PROBLEM DESCRIPTION: Extract the records below word for word and ignore the images.

[Records]
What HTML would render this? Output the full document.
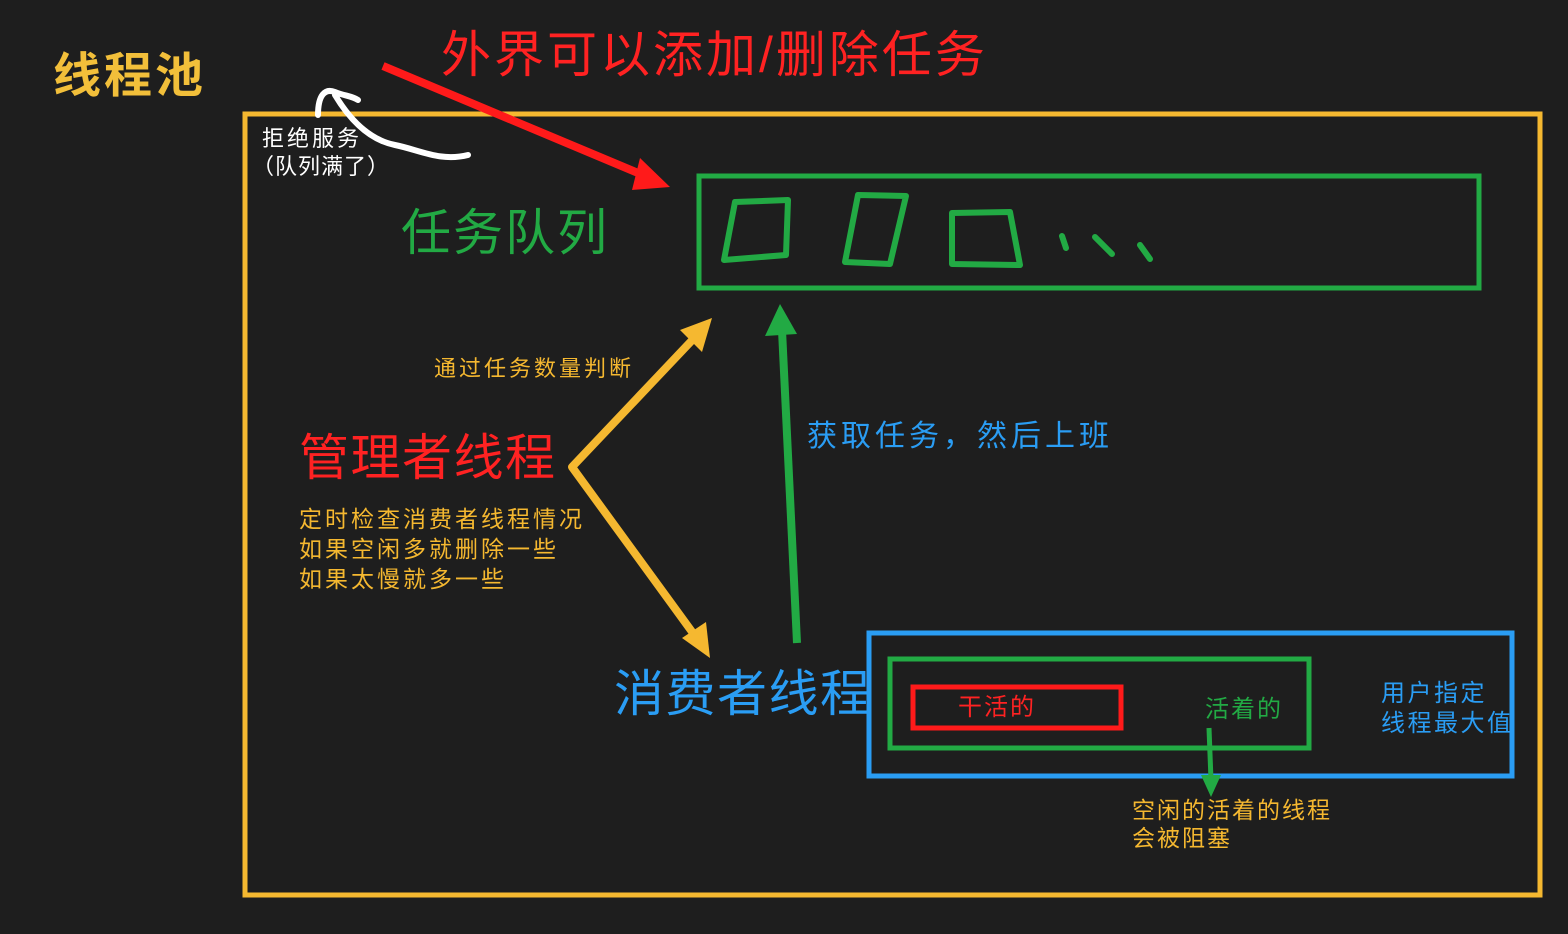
<!DOCTYPE html>
<html><head><meta charset="utf-8"><style>
html,body{margin:0;padding:0;background:#1e1e1e;}
svg{display:block}
text{font-family:"Liberation Sans","Noto Sans CJK SC",sans-serif;}
</style></head><body>
<svg width="1568" height="934" viewBox="0 0 1568 934" xmlns="http://www.w3.org/2000/svg">
<rect width="1568" height="934" fill="#1e1e1e"/>
<text x="53" y="92" font-size="48" fill="#f2bf3a" font-weight="bold" letter-spacing="3">线程池</text>
<text x="441" y="72" font-size="50" fill="#ff2222" letter-spacing="3">外界可以添加/删除任务</text>
<rect x="245" y="114" width="1295" height="781" fill="none" stroke="#f5b830" stroke-width="5"/>
<line x1="383" y1="66" x2="650" y2="178" stroke="#ff1a1a" stroke-width="8"/>
<polygon points="670,187 640,158 632,190" fill="#ff1a1a"/>
<path d="M468,155 C440,162 420,150 395,145 C370,140 350,120 335,95 M318,115 C318,95 325,88 335,92 C345,96 352,96 358,100" fill="none" stroke="#fff" stroke-width="6" stroke-linecap="round"/>
<text x="262" y="146" font-size="22" fill="#fff" letter-spacing="3">拒绝服务</text>
<text x="252" y="174" font-size="22" fill="#fff" letter-spacing="1">（队列满了）</text>
<text x="401" y="250" font-size="50" fill="#22aa44" letter-spacing="2">任务队列</text>
<rect x="699" y="176" width="780" height="112" fill="none" stroke="#22aa44" stroke-width="5"/>
<path d="M735,202 L788,200 L786,255 L724,260 Z" fill="none" stroke="#22aa44" stroke-width="6" stroke-linejoin="round"/>
<path d="M858,195 L906,196 L890,264 L845,262 Z" fill="none" stroke="#22aa44" stroke-width="6" stroke-linejoin="round"/>
<path d="M952,213 L1010,212 L1020,265 L952,264 Z" fill="none" stroke="#22aa44" stroke-width="6" stroke-linejoin="round"/>
<path d="M1062,236 L1066,248 M1095,237 L1112,254 M1140,245 L1150,259" stroke="#22aa44" stroke-width="6" stroke-linecap="round"/>
<path d="M698,334 L572,467 L698,640" fill="none" stroke="#f5b830" stroke-width="8" stroke-linejoin="round"/>
<polygon points="712,318 680,330 702,352" fill="#f5b830"/>
<polygon points="710,658 706,622 682,638" fill="#f5b830"/>
<text x="434" y="376" font-size="22" fill="#f5b830" letter-spacing="3">通过任务数量判断</text>
<text x="299" y="475" font-size="50" fill="#ff2222" letter-spacing="1.5">管理者线程</text>
<text x="299" y="527" font-size="23" fill="#f5b830" letter-spacing="3">定时检查消费者线程情况</text>
<text x="299" y="557" font-size="23" fill="#f5b830" letter-spacing="3">如果空闲多就删除一些</text>
<text x="299" y="587" font-size="23" fill="#f5b830" letter-spacing="3">如果太慢就多一些</text>
<line x1="797" y1="643" x2="782" y2="330" stroke="#22aa44" stroke-width="8"/>
<polygon points="780,304 765,336 797,334" fill="#22aa44"/>
<text x="807" y="446" font-size="30" fill="#2a9df4" letter-spacing="4">获取任务，然后上班</text>
<text x="614" y="711" font-size="50" fill="#2a9df4" letter-spacing="1.5">消费者线程</text>
<rect x="869" y="633" width="643" height="143" fill="none" stroke="#2a9df4" stroke-width="5"/>
<rect x="890" y="659" width="419" height="89" fill="none" stroke="#22aa44" stroke-width="5"/>
<rect x="913" y="687" width="208" height="41" fill="none" stroke="#ff1a1a" stroke-width="5"/>
<text x="958" y="715" font-size="24" fill="#ff2222" letter-spacing="2">干活的</text>
<text x="1205" y="717" font-size="24" fill="#22aa44" letter-spacing="2">活着的</text>
<text x="1381" y="701" font-size="24" fill="#2a9df4" letter-spacing="2.5">用户指定</text>
<text x="1381" y="731" font-size="24" fill="#2a9df4" letter-spacing="2.5">线程最大值</text>
<line x1="1209" y1="728" x2="1211" y2="780" stroke="#22aa44" stroke-width="5"/>
<polygon points="1211,797 1201,775 1221,775" fill="#22aa44"/>
<text x="1132" y="818" font-size="23" fill="#f5b830" letter-spacing="2">空闲的活着的线程</text>
<text x="1132" y="846" font-size="23" fill="#f5b830" letter-spacing="2">会被阻塞</text>
</svg>
</body></html>
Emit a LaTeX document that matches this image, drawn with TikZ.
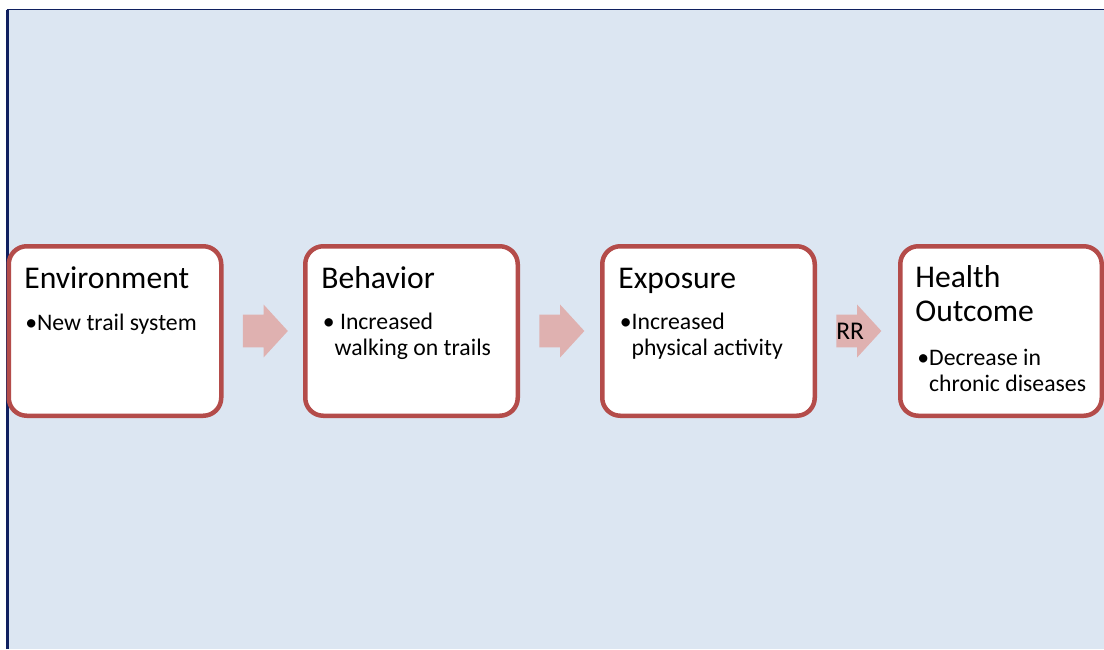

WORKED ANSWER:
What HTML would render this? Output the full document.
<!DOCTYPE html>
<html><head><meta charset="utf-8"><style>
html,body{margin:0;padding:0;background:#1e1e1e;}
svg{display:block}
text{font-family:"Liberation Sans","Noto Sans CJK SC",sans-serif;}
</style></head><body>
<svg width="1568" height="934" viewBox="0 0 1568 934" xmlns="http://www.w3.org/2000/svg">
<rect width="1568" height="934" fill="#1e1e1e"/>
<text x="53" y="92" font-size="48" fill="#f2bf3a" font-weight="bold" letter-spacing="3">线程池</text>
<text x="441" y="72" font-size="50" fill="#ff2222" letter-spacing="3">外界可以添加/删除任务</text>
<rect x="245" y="114" width="1295" height="781" fill="none" stroke="#f5b830" stroke-width="5"/>
<line x1="383" y1="66" x2="650" y2="178" stroke="#ff1a1a" stroke-width="8"/>
<polygon points="670,187 640,158 632,190" fill="#ff1a1a"/>
<path d="M468,155 C440,162 420,150 395,145 C370,140 350,120 335,95 M318,115 C318,95 325,88 335,92 C345,96 352,96 358,100" fill="none" stroke="#fff" stroke-width="6" stroke-linecap="round"/>
<text x="262" y="146" font-size="22" fill="#fff" letter-spacing="3">拒绝服务</text>
<text x="252" y="174" font-size="22" fill="#fff" letter-spacing="1">（队列满了）</text>
<text x="401" y="250" font-size="50" fill="#22aa44" letter-spacing="2">任务队列</text>
<rect x="699" y="176" width="780" height="112" fill="none" stroke="#22aa44" stroke-width="5"/>
<path d="M735,202 L788,200 L786,255 L724,260 Z" fill="none" stroke="#22aa44" stroke-width="6" stroke-linejoin="round"/>
<path d="M858,195 L906,196 L890,264 L845,262 Z" fill="none" stroke="#22aa44" stroke-width="6" stroke-linejoin="round"/>
<path d="M952,213 L1010,212 L1020,265 L952,264 Z" fill="none" stroke="#22aa44" stroke-width="6" stroke-linejoin="round"/>
<path d="M1062,236 L1066,248 M1095,237 L1112,254 M1140,245 L1150,259" stroke="#22aa44" stroke-width="6" stroke-linecap="round"/>
<path d="M698,334 L572,467 L698,640" fill="none" stroke="#f5b830" stroke-width="8" stroke-linejoin="round"/>
<polygon points="712,318 680,330 702,352" fill="#f5b830"/>
<polygon points="710,658 706,622 682,638" fill="#f5b830"/>
<text x="434" y="376" font-size="22" fill="#f5b830" letter-spacing="3">通过任务数量判断</text>
<text x="299" y="475" font-size="50" fill="#ff2222" letter-spacing="1.5">管理者线程</text>
<text x="299" y="527" font-size="23" fill="#f5b830" letter-spacing="3">定时检查消费者线程情况</text>
<text x="299" y="557" font-size="23" fill="#f5b830" letter-spacing="3">如果空闲多就删除一些</text>
<text x="299" y="587" font-size="23" fill="#f5b830" letter-spacing="3">如果太慢就多一些</text>
<line x1="797" y1="643" x2="782" y2="330" stroke="#22aa44" stroke-width="8"/>
<polygon points="780,304 765,336 797,334" fill="#22aa44"/>
<text x="807" y="446" font-size="30" fill="#2a9df4" letter-spacing="4">获取任务，然后上班</text>
<text x="614" y="711" font-size="50" fill="#2a9df4" letter-spacing="1.5">消费者线程</text>
<rect x="869" y="633" width="643" height="143" fill="none" stroke="#2a9df4" stroke-width="5"/>
<rect x="890" y="659" width="419" height="89" fill="none" stroke="#22aa44" stroke-width="5"/>
<rect x="913" y="687" width="208" height="41" fill="none" stroke="#ff1a1a" stroke-width="5"/>
<text x="958" y="715" font-size="24" fill="#ff2222" letter-spacing="2">干活的</text>
<text x="1205" y="717" font-size="24" fill="#22aa44" letter-spacing="2">活着的</text>
<text x="1381" y="701" font-size="24" fill="#2a9df4" letter-spacing="2.5">用户指定</text>
<text x="1381" y="731" font-size="24" fill="#2a9df4" letter-spacing="2.5">线程最大值</text>
<line x1="1209" y1="728" x2="1211" y2="780" stroke="#22aa44" stroke-width="5"/>
<polygon points="1211,797 1201,775 1221,775" fill="#22aa44"/>
<text x="1132" y="818" font-size="23" fill="#f5b830" letter-spacing="2">空闲的活着的线程</text>
<text x="1132" y="846" font-size="23" fill="#f5b830" letter-spacing="2">会被阻塞</text>
</svg>
</body></html>
Emit a LaTeX document that matches this image, drawn with TikZ.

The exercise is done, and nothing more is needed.